With the goal of maximising the compatibility of standards, the S1 and S2 have incorporated and built upon existing sector-specific standards. The IFRS S1 borrowed from the Sustainability Accounting Standards Board’s (SASB) standards and the IFRS S2 disclosures are broadly consistent with the Taskforce on Climate-related Financial Disclosures (TCFD) reporting recommendations focusing on climate. However, the IFRS S2 also builds on the TCFD by incorporating social and governance topics and requiring additional and more granular information such as reporting on Scope 3 Emissions and requiring reporting on how climate-related considerations are factored into executive pay, and the percentage linked to climate considerations.

 

As the anticipated rollout approaches, the ISSB has been garnering substantial political and market endorsements. At the G7 Summit in Hiroshima, Japan in May 2023, political leaders supported the finalisation of the ISSB standards for general reporting on sustainability and for climate-related disclosures and working toward achieving globally interoperable sustainability disclosure frameworks.

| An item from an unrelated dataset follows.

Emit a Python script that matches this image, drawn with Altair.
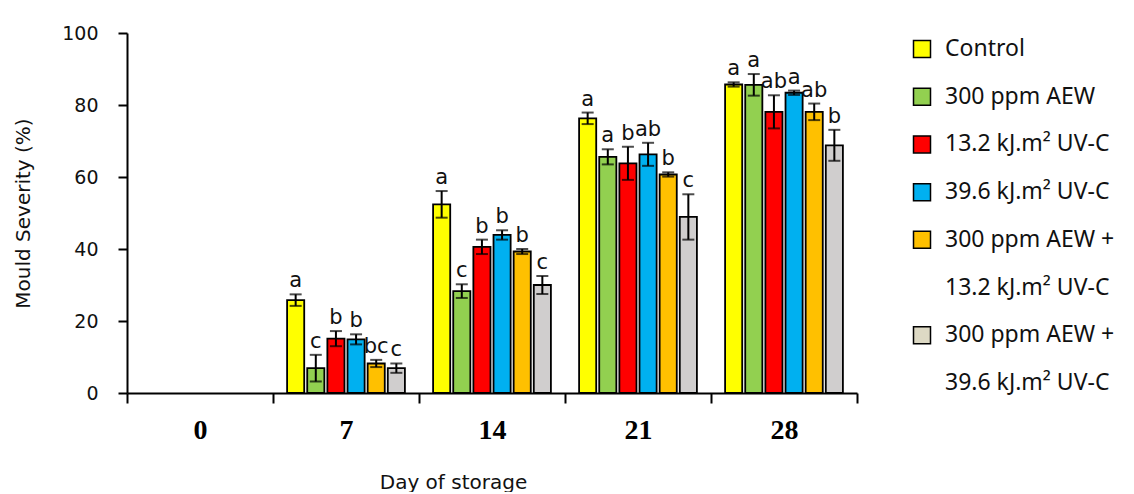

The G7 backing accompanies the growing list of international leaders in support of the ISSB including the G20, International Organization of Securities Commissioners (IOSCO), the Financial Stability Board, African Finance Ministers and by Finance Ministers and Central Bank Governors from over 40 jurisdictions.

 

Despite the political backing, the widespread adoption of the ISSB standards will depend on the efforts made by local jurisdictions and the pace of implementation could differ substantially around the world, especially where the impacts are greater and disproportionately felt. Without national regulations, the extent that the ISSB standards become globally adopted will depend on the level to which each national regulator and authority decides to implement them. While this at-will approach is consistent with the IASB’s approach to IFRS and financial reporting, it begs the question, to what extent will the ISSB’s ability to change the status quo be limited by the lack of meaningful accountability measures?